Rumiz parte da qui. Dal non voler negare spessore monumentale alla memoria di chi soffrì, come gli altri soldati, il «gelo di inverni senza riparo», col «terrore del galoppo dei cosacchi e delle armate dello zar». «Alla notte di morti manca una cosa», scrive. «Mancano i triestini, gli istriani e gli altri figli delle terre conquistate dall'Italia. Non i Battisti, i Filzi, gli Slataper o i Sauro celebrati con piazze, monumenti, strade, scuole e rifugi alpini.
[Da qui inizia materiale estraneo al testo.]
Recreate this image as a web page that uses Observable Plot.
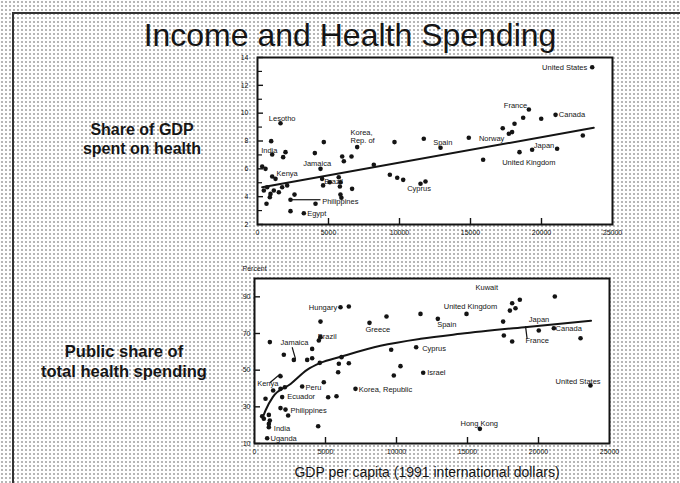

Non loro, gli arditi che hanno scelto di combattere col Tricolore: ma gli altri, cento volte più numerosi, coloro che, prima che essere ribattezzati “italianissimi” sono stati “nemici”. I nostri vecchi andati in guerra, “fṻr Kaiser und Vaterland”», che non cantano Il testamento del capitano, ma marcette della Stiria.
Apre il volume, e il percorso di rimozione dell'oblio, una foto. È quella del nonno del giornalista triestino: Ferruccio Pitacco, in «montura», a Lublino (oggi in Polonia), nel 1916, dove combatté contro un reggimento di circassi, abili lanciatori di coltello, e dove gli ufficiali tedeschi storpiavano il suo nome in Pittàco: «Ma lui non tentava di correggerli, perché con un fratello irredentista era meglio far finta di niente».
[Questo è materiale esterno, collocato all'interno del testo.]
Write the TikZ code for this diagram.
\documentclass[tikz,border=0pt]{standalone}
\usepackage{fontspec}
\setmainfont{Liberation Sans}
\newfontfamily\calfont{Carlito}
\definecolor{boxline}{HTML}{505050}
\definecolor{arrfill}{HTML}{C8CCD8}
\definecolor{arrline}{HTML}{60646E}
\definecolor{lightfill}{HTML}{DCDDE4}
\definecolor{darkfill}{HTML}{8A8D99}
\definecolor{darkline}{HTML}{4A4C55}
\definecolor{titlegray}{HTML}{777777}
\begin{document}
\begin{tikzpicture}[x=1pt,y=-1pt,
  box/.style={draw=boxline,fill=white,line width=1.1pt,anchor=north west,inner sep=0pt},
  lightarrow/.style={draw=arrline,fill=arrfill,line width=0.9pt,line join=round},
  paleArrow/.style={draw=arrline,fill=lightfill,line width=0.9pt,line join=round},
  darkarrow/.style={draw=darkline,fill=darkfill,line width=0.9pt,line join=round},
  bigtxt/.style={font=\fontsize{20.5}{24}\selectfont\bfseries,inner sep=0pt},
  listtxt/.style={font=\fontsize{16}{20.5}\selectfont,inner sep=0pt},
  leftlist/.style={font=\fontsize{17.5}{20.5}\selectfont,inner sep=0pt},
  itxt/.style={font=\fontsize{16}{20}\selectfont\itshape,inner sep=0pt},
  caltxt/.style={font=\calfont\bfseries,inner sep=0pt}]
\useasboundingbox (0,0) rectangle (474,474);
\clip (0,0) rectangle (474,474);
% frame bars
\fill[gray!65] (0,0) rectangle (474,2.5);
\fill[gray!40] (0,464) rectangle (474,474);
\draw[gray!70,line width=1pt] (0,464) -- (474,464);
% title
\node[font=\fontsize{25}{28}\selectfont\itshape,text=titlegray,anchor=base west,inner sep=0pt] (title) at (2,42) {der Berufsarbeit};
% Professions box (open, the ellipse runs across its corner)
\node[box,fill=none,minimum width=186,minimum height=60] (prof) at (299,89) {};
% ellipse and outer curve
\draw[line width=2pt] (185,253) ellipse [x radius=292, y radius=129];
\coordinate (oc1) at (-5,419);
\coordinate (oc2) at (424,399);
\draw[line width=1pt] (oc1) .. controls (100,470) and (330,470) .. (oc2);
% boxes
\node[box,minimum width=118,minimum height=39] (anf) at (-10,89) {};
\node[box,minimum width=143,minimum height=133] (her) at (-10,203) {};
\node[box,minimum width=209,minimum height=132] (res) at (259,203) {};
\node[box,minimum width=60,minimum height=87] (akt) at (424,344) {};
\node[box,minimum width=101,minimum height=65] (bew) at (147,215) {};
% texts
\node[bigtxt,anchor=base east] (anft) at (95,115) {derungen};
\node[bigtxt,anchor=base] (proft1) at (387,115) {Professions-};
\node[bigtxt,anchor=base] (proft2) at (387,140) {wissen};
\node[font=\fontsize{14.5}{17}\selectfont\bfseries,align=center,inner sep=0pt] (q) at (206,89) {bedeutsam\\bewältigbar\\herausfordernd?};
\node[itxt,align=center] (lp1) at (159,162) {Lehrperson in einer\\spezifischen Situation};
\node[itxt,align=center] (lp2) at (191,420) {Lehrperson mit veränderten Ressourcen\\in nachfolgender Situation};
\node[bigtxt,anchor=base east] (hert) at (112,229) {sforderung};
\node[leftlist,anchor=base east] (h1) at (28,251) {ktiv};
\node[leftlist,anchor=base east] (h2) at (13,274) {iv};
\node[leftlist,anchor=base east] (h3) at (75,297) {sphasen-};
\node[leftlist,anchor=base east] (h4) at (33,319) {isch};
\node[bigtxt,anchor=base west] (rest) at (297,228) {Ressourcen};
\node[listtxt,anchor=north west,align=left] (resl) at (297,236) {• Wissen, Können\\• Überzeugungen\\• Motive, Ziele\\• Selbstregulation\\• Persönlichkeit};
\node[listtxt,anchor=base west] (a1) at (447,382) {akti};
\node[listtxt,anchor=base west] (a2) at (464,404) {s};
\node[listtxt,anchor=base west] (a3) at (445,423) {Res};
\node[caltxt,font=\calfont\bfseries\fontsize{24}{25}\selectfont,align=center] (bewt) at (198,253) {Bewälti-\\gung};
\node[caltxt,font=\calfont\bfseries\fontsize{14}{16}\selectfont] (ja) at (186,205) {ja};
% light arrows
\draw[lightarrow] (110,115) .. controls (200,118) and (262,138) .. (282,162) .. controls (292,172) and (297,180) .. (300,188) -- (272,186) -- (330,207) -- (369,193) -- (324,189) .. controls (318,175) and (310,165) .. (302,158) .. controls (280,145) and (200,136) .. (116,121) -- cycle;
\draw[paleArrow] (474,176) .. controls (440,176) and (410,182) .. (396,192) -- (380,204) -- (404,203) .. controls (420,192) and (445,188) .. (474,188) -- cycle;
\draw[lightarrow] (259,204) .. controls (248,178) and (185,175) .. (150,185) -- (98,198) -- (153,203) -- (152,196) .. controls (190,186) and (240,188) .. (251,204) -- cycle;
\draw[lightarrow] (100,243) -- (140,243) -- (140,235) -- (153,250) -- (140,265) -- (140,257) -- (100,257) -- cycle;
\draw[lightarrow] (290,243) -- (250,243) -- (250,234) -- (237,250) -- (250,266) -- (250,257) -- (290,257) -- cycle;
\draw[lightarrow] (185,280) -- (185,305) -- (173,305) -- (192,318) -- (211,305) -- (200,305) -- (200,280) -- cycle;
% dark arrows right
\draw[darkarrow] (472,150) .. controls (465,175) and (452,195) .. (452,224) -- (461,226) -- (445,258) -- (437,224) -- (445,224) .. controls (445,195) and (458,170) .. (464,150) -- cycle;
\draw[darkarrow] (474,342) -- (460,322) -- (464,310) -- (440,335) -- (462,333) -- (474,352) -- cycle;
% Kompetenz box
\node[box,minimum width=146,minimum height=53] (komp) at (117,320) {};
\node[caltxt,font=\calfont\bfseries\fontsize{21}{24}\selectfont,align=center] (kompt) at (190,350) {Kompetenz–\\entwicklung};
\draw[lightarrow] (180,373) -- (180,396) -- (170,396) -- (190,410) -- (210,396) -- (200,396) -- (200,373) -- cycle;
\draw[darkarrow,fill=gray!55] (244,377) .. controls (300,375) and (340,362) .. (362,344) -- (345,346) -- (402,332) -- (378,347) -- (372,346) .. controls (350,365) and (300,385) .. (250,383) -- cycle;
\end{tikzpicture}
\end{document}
«Solo i trentini e i triestini, con i goriziani, gli istriani e i dalmati, sono morti così lontano da casa. Italiani “sbagliati”, nati sotto l'Austria Ungheria». Così Rumiz «va dai centomila». Riesuma la loro storia che va narrata non con discorsi sotto l'alzabandiera, ma andando sui luoghi per percepire là ciò che è stato: «Non ne possono più, i Centomila, di stare schierati sull'attenti. Vogliono dormire. Maledicono i custodi dei sacelli, i ruffiani e imboscati che vengono qui a tenere discorsi (a Redipuglia, ndr), gli stessi arroganti, ruffiani e imboscati che hanno consentito Caporetto e oggi affondano l'Italia. Vorrebbero tornare alla pace della terra, in piccoli cimiteri, simili a quelli dei Vinti, esonerati dall'obbligo della retorica».
E di questo esercito senza lapidi e monumenti (dei quali canta anche l'accorata ballata popolare Monti Scarpazi) recupera la memoria il Trentino. Alle gallerie di Piedicastello è aperta la mostra, a cura di Quinto Antonelli, «I Trentini nella guerra europea 1914-1920», della fondazione Museo storico del Trentino. Il percorso, tra fotografie, cartoline illustrate, disegni conservati nei diari personali o di pittori, manoscritti, oggetti, dispiega la grande mappa multinazionale e plurilingue dei territori varcati dai trentini: dall'Italia alla Boemia, dalla Galizia alla Siberia, persino la Cina, toccata dai prigionieri sulla via del rientro. Fuorusciti, profughi, internati, combattenti per gli austriaci o volontari nell'esercito italiano, il loro campo di battaglia ebbe un vastissimo scenario, delimitato per molti dalla lunga prigionia in terra «bolscevica», della quale parlano diari e poesie, fotografie e disegni, quadri, cartoline e oggetti che là i prigionieri collezionarono.